Professor Bernstein earned his doctorate in management at Harvard, where he also received a JD/MBA degree. While a doctoral student, he was a Kauffman Foundation Fellow in Law, Innovation, and Growth, and he remains a member of the New York and Massachusetts Bar Associations. He holds an AB in Economics from Amherst College, which included study at Doshisha University in Kyoto.
Professor Bernstein is a self-declared culinary adventurer and avid cyclist, runner, skier, reader, and Wait, Wait, Don't Tell Me listener. Originally from Los Angeles, he lives in Newton with his wife, Maly (HBS MBA 2006), and two young sons.
Toshio Goto is Representative Director at Research Institute for Centennial Management and Research Professor at Graduate School of Management, Japan University of Economics. Born in 1942, after graduating Tokyo University (Faculty of Economics), Professor Goto started his professional career at NEC Corporation. In 1974 he obtained an MBA from Harvard Business School.
From 1997 to 1999 he served as the managing director as well as chief of Corporate Environment Research Center at Kokumin Keizai Research Institute KKRI.
In 1999 Professor Goto became a professor of School of Information Studies at Shizuoka Sangyo University, and in 2005 a professor of integrated engineering at The Graduate School for the Creation of New Photonics Industries. In 2011 he took on professorship at Japan University of Economics, on its Tokyo Shibuya Campus. After serving as the first Dean for its Department of Management, Professor Goto is now a Research Professor at the said university.

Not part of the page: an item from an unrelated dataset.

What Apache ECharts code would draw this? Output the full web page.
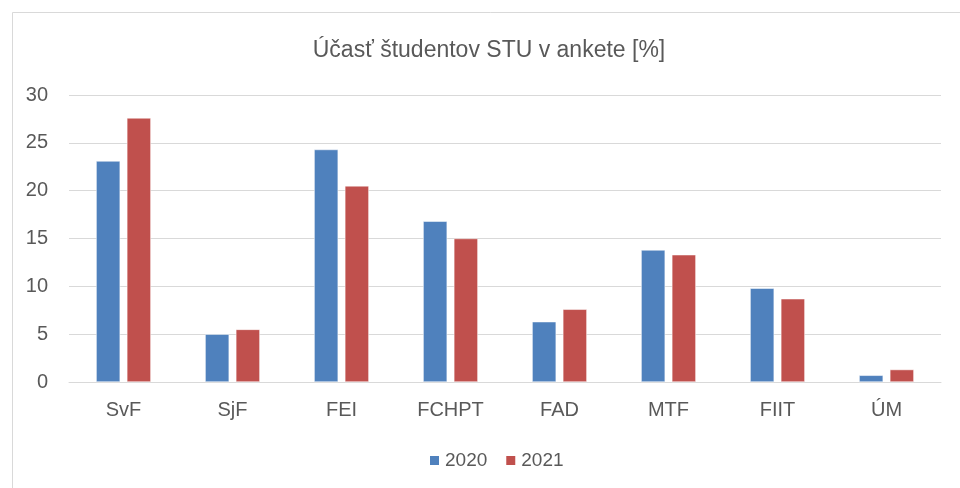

When the Research Institute for Centennial Management was founded in 2015, Professor Goto was elected as its Representative Director. With a focus on management strategy, especially the topic of sustainable business growth, Professor Goto is a pioneer in the fields of long-lasting companies and family businesses in Japan. He continues to share his expertise and knowledge through various educational activities, lectures and speeches at universities and companies, both in and outside Japan.